A MAN accused of murdering a pensioner in his own home told detectives ‘it would take a seriously warped and twisted individual’ to target an 81-year-old man, a court heard.
James Allen made the remark during a police interview after he was arrested and charged with murdering Colin Dunford and Julie Davison in April.
Newcastle Crown Court heard how the 36-year-old was carrying a large knife and screwdriver when he was arrested in Leeds after being spotted by a police officer on his way to work.
Mr Allen, who has refused to enter court for the last three days, denies murdering Mr Dunford and Ms Davison over a three day period this year.
When questioned by Detective Constable Andrew Wiles, of Cleveland Police’s Murder Investigation Team, Mr Allen categorically denied killing Mr Dunford or being in the pensioner’s house on the night of his death.
During the interview, the court heard Allen say: “I haven’t been in that house that night. Not in any way, shape or form have I been in that house that night.”
The jury heard Mr Allen told officers that he had left a tartan scarf at Mr Dunford’s house a couple of stays before his murder, when he called round to lend some money of him.
DC Wiles put it to the suspect that he was the only person to know about a tartan scarf being found over the severe battered face of Mr Dunford and had only offered up the information to hide the fact he had committed the murder.
As the detective started to describe the ‘frenzied’ attack on Mr Dunford, the court Mr Allen said: “Think about it, you'd have to be a seriously warped and twisted individual to set out and kill an 81-year-old.”
The defendant categorically denied having anything to do with either murder.
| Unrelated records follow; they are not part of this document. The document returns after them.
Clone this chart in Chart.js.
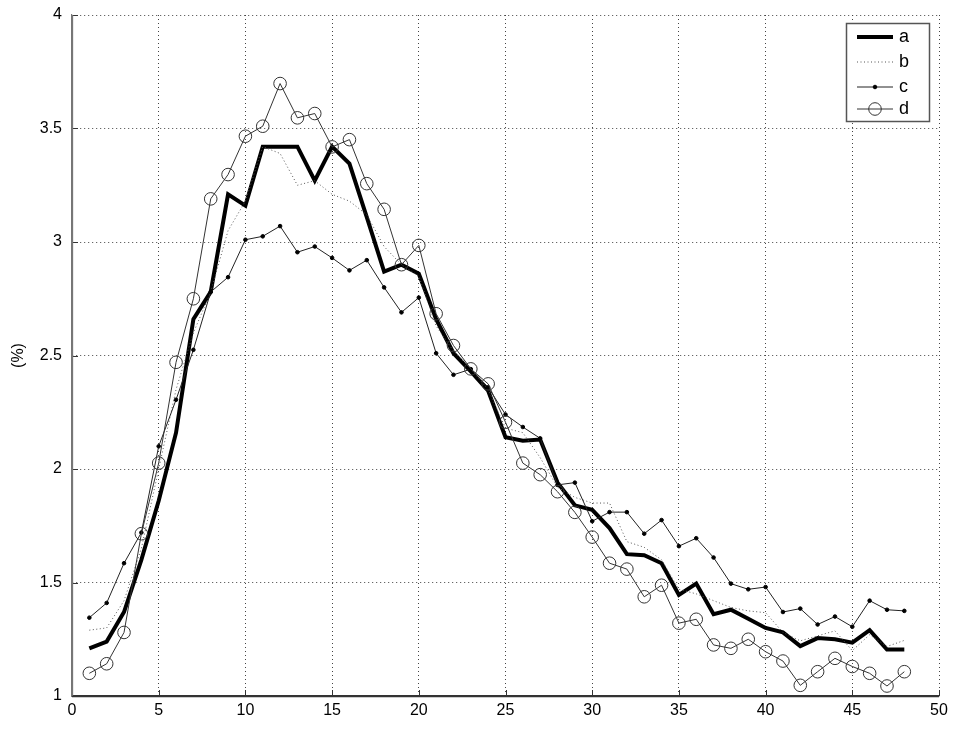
<!DOCTYPE html>
<html>
<head>
<meta charset="utf-8">
<script src="https://cdn.jsdelivr.net/npm/chart.js@4/dist/chart.umd.min.js"></script>
<style>
html,body{margin:0;padding:0;background:#fff;}
#wrap{width:955px;height:729px;}
</style>
</head>
<body>
<div id="wrap"><canvas id="c" width="955" height="729"></canvas></div>
<script>
const xValues = Array.from({length: 48}, (_, i) => i + 1);
const seriesA = [1.21,1.24,1.37,1.60,1.86,2.16,2.66,2.78,3.21,3.16,
                 3.42,3.42,3.42,3.27,3.42,3.345,3.11,2.87,2.90,2.86,
                 2.66,2.51,2.43,2.345,2.14,2.125,2.13,1.94,1.84,1.82,
                 1.74,1.625,1.62,1.585,1.445,1.495,1.36,1.38,1.34,1.30,
                 1.28,1.22,1.255,1.25,1.235,1.29,1.205,1.205];
const seriesB = [1.29,1.30,1.42,1.65,2.0,2.35,2.6,2.78,3.05,3.18,
                 3.42,3.39,3.25,3.27,3.21,3.18,3.12,2.98,2.90,2.85,
                 2.63,2.52,2.44,2.35,2.18,2.16,2.05,1.92,1.875,1.85,
                 1.85,1.68,1.655,1.60,1.47,1.45,1.42,1.39,1.375,1.367,
                 1.28,1.243,1.265,1.287,1.20,1.27,1.218,1.245];
const seriesC = [1.345,1.41,1.585,1.72,2.10,2.305,2.525,2.78,2.845,3.01,
                 3.025,3.07,2.955,2.98,2.93,2.875,2.92,2.80,2.69,2.755,
                 2.51,2.415,2.44,2.36,2.24,2.185,2.135,1.93,1.94,1.77,
                 1.81,1.81,1.715,1.775,1.66,1.695,1.61,1.495,1.47,1.48,
                 1.37,1.385,1.315,1.35,1.305,1.42,1.38,1.375];
const seriesD = [1.10,1.142,1.28,1.715,2.026,2.47,2.75,3.19,3.297,3.466,
                 3.51,3.698,3.547,3.566,3.419,3.451,3.257,3.144,2.90,2.985,
                 2.684,2.544,2.441,2.375,2.206,2.026,1.975,1.90,1.809,1.70,
                 1.585,1.559,1.437,1.488,1.321,1.338,1.225,1.21,1.25,1.195,
                 1.154,1.047,1.107,1.166,1.13,1.10,1.044,1.107];
const seriesNames = ['a','b','c','d'];
const xTicks = [0,5,10,15,20,25,30,35,40,45,50];
const yTicks = [1,1.5,2,2.5,3,3.5,4];
const yTitle = '(%)';

const FONT = "'Liberation Sans', Arial, Helvetica, sans-serif";
const toPts = arr => arr.map((v, i) => ({x: xValues[i], y: v}));

const styles = [
  {borderColor:'#000', borderWidth:4, pointRadius:0, borderDash:[]},
  {borderColor:'#555', borderWidth:1, pointRadius:0, borderDash:[1,2.5]},
  {borderColor:'#222', borderWidth:1, pointRadius:1.8, pointBackgroundColor:'#000', pointBorderColor:'#000', pointBorderWidth:1, borderDash:[]},
  {borderColor:'#333', borderWidth:1, pointRadius:6.3, pointBackgroundColor:'rgba(0,0,0,0)', pointBorderColor:'#333', pointBorderWidth:1, borderDash:[]}
];
const allSeries = [seriesA, seriesB, seriesC, seriesD];

const datasets = allSeries.map((s, i) => Object.assign({
  label: seriesNames[i],
  data: toPts(s),
  tension: 0,
  fill: false,
  order: 4 - i,
  pointHoverRadius: 0
}, styles[i]));

const legendPlugin = {
  id: 'boxLegend',
  afterDraw(chart) {
    const ctx = chart.ctx;
    const L = 846, T = 23, R = 929, B = 121;
    ctx.save();
    ctx.fillStyle = '#fff';
    ctx.fillRect(L, T, R - L, B - T);
    ctx.strokeStyle = '#555';
    ctx.lineWidth = 1.5;
    ctx.strokeRect(L + 0.5, T + 0.5, R - L, B - T);
    const rows = [37, 62, 87, 109];
    const x1 = 857, x2 = 893;
    ctx.font = '18px ' + FONT;
    ctx.textBaseline = 'middle';
    ctx.textAlign = 'left';
    chart.data.datasets.forEach((ds, i) => {
      const y = rows[i];
      ctx.beginPath();
      ctx.setLineDash(ds.borderDash || []);
      ctx.lineWidth = ds.borderWidth;
      ctx.strokeStyle = ds.borderColor;
      ctx.moveTo(x1, y); ctx.lineTo(x2, y);
      ctx.stroke();
      ctx.setLineDash([]);
      if (ds.pointRadius > 0) {
        ctx.beginPath();
        ctx.arc((x1 + x2) / 2, y, ds.pointRadius, 0, Math.PI * 2);
        ctx.fillStyle = ds.pointBackgroundColor;
        ctx.fill();
        ctx.lineWidth = ds.pointBorderWidth;
        ctx.strokeStyle = ds.pointBorderColor;
        ctx.stroke();
      }
      ctx.fillStyle = '#000';
      ctx.fillText(ds.label, 899, y);
    });
    ctx.restore();
  }
};

const tickPlugin = {
  id: 'inTicks',
  afterDatasetsDraw(chart) {
    const ctx = chart.ctx;
    const xs = chart.scales.x, ys = chart.scales.y;
    const a = chart.chartArea;
    ctx.save();
    ctx.strokeStyle = '#333';
    ctx.lineWidth = 1;
    xTicks.forEach(t => {
      const px = Math.round(xs.getPixelForValue(t)) + 0.5;
      ctx.beginPath(); ctx.moveTo(px, a.bottom); ctx.lineTo(px, a.bottom - 6); ctx.stroke();
    });
    yTicks.forEach(t => {
      const py = Math.round(ys.getPixelForValue(t)) + 0.5;
      ctx.beginPath(); ctx.moveTo(a.left, py); ctx.lineTo(a.left + 6, py); ctx.stroke();
    });
    ctx.lineWidth = 1.3;
    ctx.strokeStyle = '#777';
    ctx.beginPath(); ctx.moveTo(a.left + 0.5, a.top); ctx.lineTo(a.left + 0.5, a.bottom); ctx.stroke();
    ctx.strokeStyle = '#333';
    ctx.beginPath(); ctx.moveTo(a.left, a.bottom + 0.5); ctx.lineTo(a.right, a.bottom + 0.5); ctx.stroke();
    ctx.restore();
  }
};

new Chart(document.getElementById('c'), {
  type: 'line',
  data: { datasets },
  options: {
    responsive: false,
    animation: false,
    events: [],
    layout: { padding: { left: 0, right: 16, top: 15, bottom: 0 } },
    plugins: { legend: { display: false }, tooltip: { enabled: false } },
    scales: {
      x: {
        type: 'linear',
        min: 0, max: 50,
        afterBuildTicks: s => { s.ticks = xTicks.map(v => ({value: v})); },
        afterFit: s => { s.height = 33; s.paddingLeft = 0; s.paddingRight = 0; },
        grid: { color: '#444', lineWidth: 1, drawTicks: false },
        border: { display: true, color: '#333', width: 1.2, dash: [1, 3] },
        ticks: { color: '#000', font: { family: FONT, size: 16 }, padding: 5, maxRotation: 0, callback: v => String(v) }
      },
      y: {
        type: 'linear',
        min: 1, max: 4,
        afterBuildTicks: s => { s.ticks = yTicks.map(v => ({value: v})); },
        afterFit: s => { s.width = 72; s.paddingTop = 0; s.paddingBottom = 0; },
        grid: { color: '#444', lineWidth: 1, drawTicks: false },
        border: { display: true, color: '#777', width: 1.2, dash: [1, 3] },
        ticks: { color: '#000', font: { family: FONT, size: 16 }, padding: 10, callback: v => String(v) },
        title: { display: true, text: yTitle, color: '#000', font: { family: FONT, size: 16 }, padding: { top: 9, bottom: 0 } }
      }
    }
  },
  plugins: [tickPlugin, legendPlugin]
});
</script>
</body>
</html>
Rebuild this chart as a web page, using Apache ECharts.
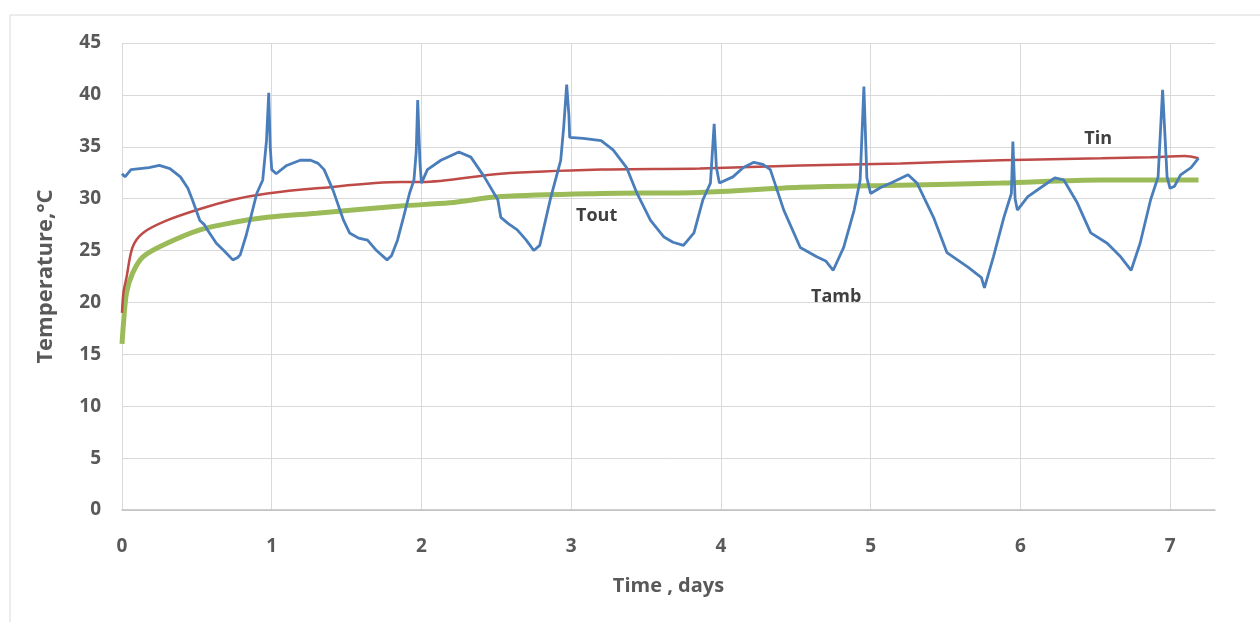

During a different interview with North Yorkshire detectives, Mr Allen said he had been in the block of flats where Ms Davison, with a friend called Scott, to buy drugs from someone in an upstairs flat.
Detective Sergeant Andrew Dudman told how Mr Allen also said his friend Scott paid him £40 and gave him a laptop that he got out of Ms Davison’s flat in exchange for his mountain bike.
The court heard that the defendant said his friend locked the flat door and threw away the key.
The defendant told officers he knew the location of a Bowie knife which could have been used in the murder but refused for fear of implicating himself.
Rod Hunt, in defence, asked the detective if a known associate of Mr Allen called Scott had been arrested the day after Ms Davison’s murder on suspicion of a knife-point robbery in Middlesbrough.
DS Dudman said he was aware of the incident but didn’t know what had happened in the case.
The prosecution is due to conclude in Tuesday morning with the Mr Allen’s defence expected to start straight after.